The water supply to all schools in California built before 2010 must be tested to ensure it does not have high levels of lead, State Superintendent of Public Instruction Tom Torlakson declared in a message to all school districts.
The testing is mandated by a new state law (Assembly Bill 746) signed by Gov. Jerry Brown last fall. The law indicates that the state will cover the costs of the testing, but Torlakson made no mention of who would pay for it in his message.
The law makes clear that it is not the school but the “community water system that serves a school site” that will be responsible for testing school drinking water. “Students need fresh water, nutritious meals and regular physical activity to be ready to learn and succeed in class,” Torlakson said. “Cooperation with local water systems is critical to ensure proper testing.”
If lead levels are found to exceed 15 parts per billion, the school district will be required “to take immediate steps to make inoperable and shut down from use all fountains and faucets where the excess lead levels may exist.”
The California State Water Quality Control Board states that “even low levels of lead in the blood have been shown to affect cognitive abilities, the ability to pay attention and academic achievement.” It underscored that “the effects of lead exposure cannot be corrected, therefore it is important to prevent lead exposure completely.”
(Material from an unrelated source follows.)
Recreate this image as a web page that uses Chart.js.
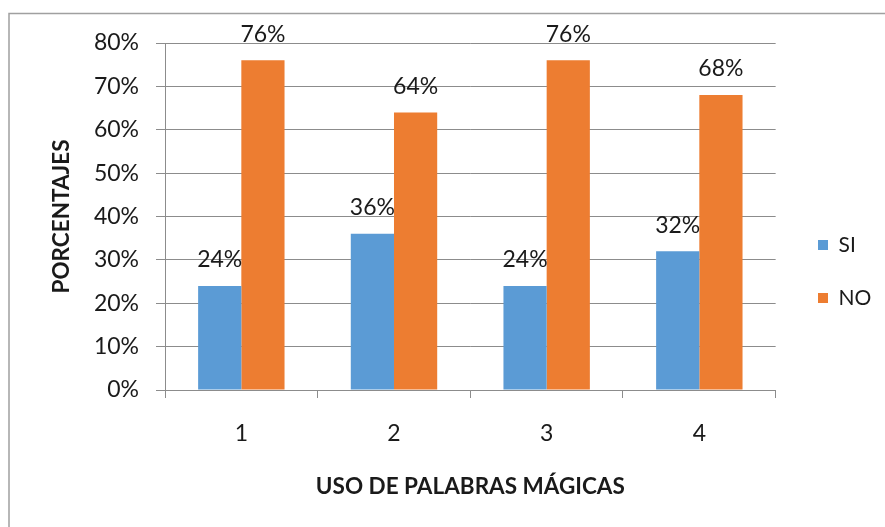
<!DOCTYPE html>
<html>
<head>
<meta charset="utf-8">
<script src="https://cdn.jsdelivr.net/npm/chart.js@4/dist/chart.umd.min.js"></script>
<style>
  html, body { margin: 0; padding: 0; background: #fff; }
  canvas { display: block; }
</style>
</head>
<body>
<canvas id="c" width="885" height="527"></canvas>
<script>
const categories = ['1', '2', '3', '4'];
const seriesSI = [24, 36, 24, 32];
const seriesNO = [76, 64, 76, 68];
const yTicks = [0, 10, 20, 30, 40, 50, 60, 70, 80];
const xTitle = 'USO DE PALABRAS MÁGICAS';
const yTitle = 'PORCENTAJES';

const FONT = 'Lato, "Open Sans", sans-serif';
const TEXT = '#1a1a1a';
const GRID = '#8c8c8c';

const borderPlugin = {
  id: 'outerBorder',
  beforeDraw(chart) {
    const ctx = chart.ctx;
    ctx.save();
    ctx.fillStyle = '#fff';
    ctx.fillRect(0, 0, chart.width, chart.height);
    ctx.strokeStyle = '#a0a0a0';
    ctx.lineWidth = 1.5;
    ctx.strokeRect(9, 13.5, 1000, 1000);
    ctx.restore();
  }
};

const valueLabels = {
  id: 'valueLabels',
  afterDatasetsDraw(chart) {
    const ctx = chart.ctx;
    ctx.save();
    ctx.font = '23px ' + FONT;
    ctx.fillStyle = TEXT;
    ctx.textAlign = 'center';
    ctx.textBaseline = 'middle';
    chart.data.datasets.forEach((ds, i) => {
      const meta = chart.getDatasetMeta(i);
      meta.data.forEach((bar, j) => {
        ctx.fillText(ds.data[j] + '%', bar.x, bar.y - 26);
      });
    });
    ctx.restore();
  }
};

const legendShift = {
  id: 'legendShift',
  afterLayout(chart) {
    const lg = chart.legend;
    const p = lg.options.labels.padding;
    const w = lg.right - lg.left;
    lg.left = 818 - p;
    lg.right = lg.left + w;
  }
};

new Chart(document.getElementById('c'), {
  type: 'bar',
  data: {
    labels: categories,
    datasets: [
      { label: 'SI', data: seriesSI, backgroundColor: '#5B9BD5', borderWidth: 0,
        categoryPercentage: 0.566, barPercentage: 1.0 },
      { label: 'NO', data: seriesNO, backgroundColor: '#ED7D31', borderWidth: 0,
        categoryPercentage: 0.566, barPercentage: 1.0 }
    ]
  },
  options: {
    responsive: false,
    animation: false,
    layout: { padding: { left: 10, top: 43, right: 14, bottom: 27 } },
    plugins: {
      legend: {
        position: 'right',
        labels: {
          boxWidth: 10, boxHeight: 10, padding: 32,
          color: TEXT, font: { family: FONT, size: 21 }
        }
      },
      tooltip: { enabled: false }
    },
    scales: {
      x: {
        grid: { drawOnChartArea: false, drawTicks: true, tickLength: 8, color: GRID, offset: true },
        border: { display: true, color: GRID },
        ticks: { color: TEXT, font: { family: FONT, size: 23 }, padding: 22 },
        title: { display: true, text: xTitle, color: TEXT,
                 font: { family: FONT, size: 22.5, weight: 'bold' }, padding: { top: 0, bottom: 0 } },
        afterFit(scale) { scale.height = 110; }
      },
      y: {
        min: 0, max: 80,
        afterBuildTicks(scale) { scale.ticks = yTicks.map(v => ({ value: v })); },
        grid: { color: GRID, tickLength: 9, drawTicks: true },
        border: { display: true, color: GRID },
        ticks: { color: TEXT, font: { family: FONT, size: 23 }, padding: 17,
                 callback: v => v + '%' },
        title: { display: true, text: yTitle, color: TEXT,
                 font: { family: FONT, size: 22.5, weight: 'bold' }, padding: { top: 38, bottom: 0 } },
        afterFit(scale) { scale.width = 155; }
      }
    }
  },
  plugins: [borderPlugin, valueLabels, legendShift]
});
</script>
</body>
</html>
Torlakson noted that California’s “water infrastructure” is generally newer than in many other parts of the country, and that “lead problems are rare.”
But he noted that elevated lead levels in some schools and in some faucets — at the San Ysidro School District in San Diego County and the Folsom Cordova Unified School District in Sacramento County, for example — have raised new concerns. In addition, lead levels in drinking water above the federal standard of 15 parts per billion have been found in 22 Oakland schools, and in several other schools around the state.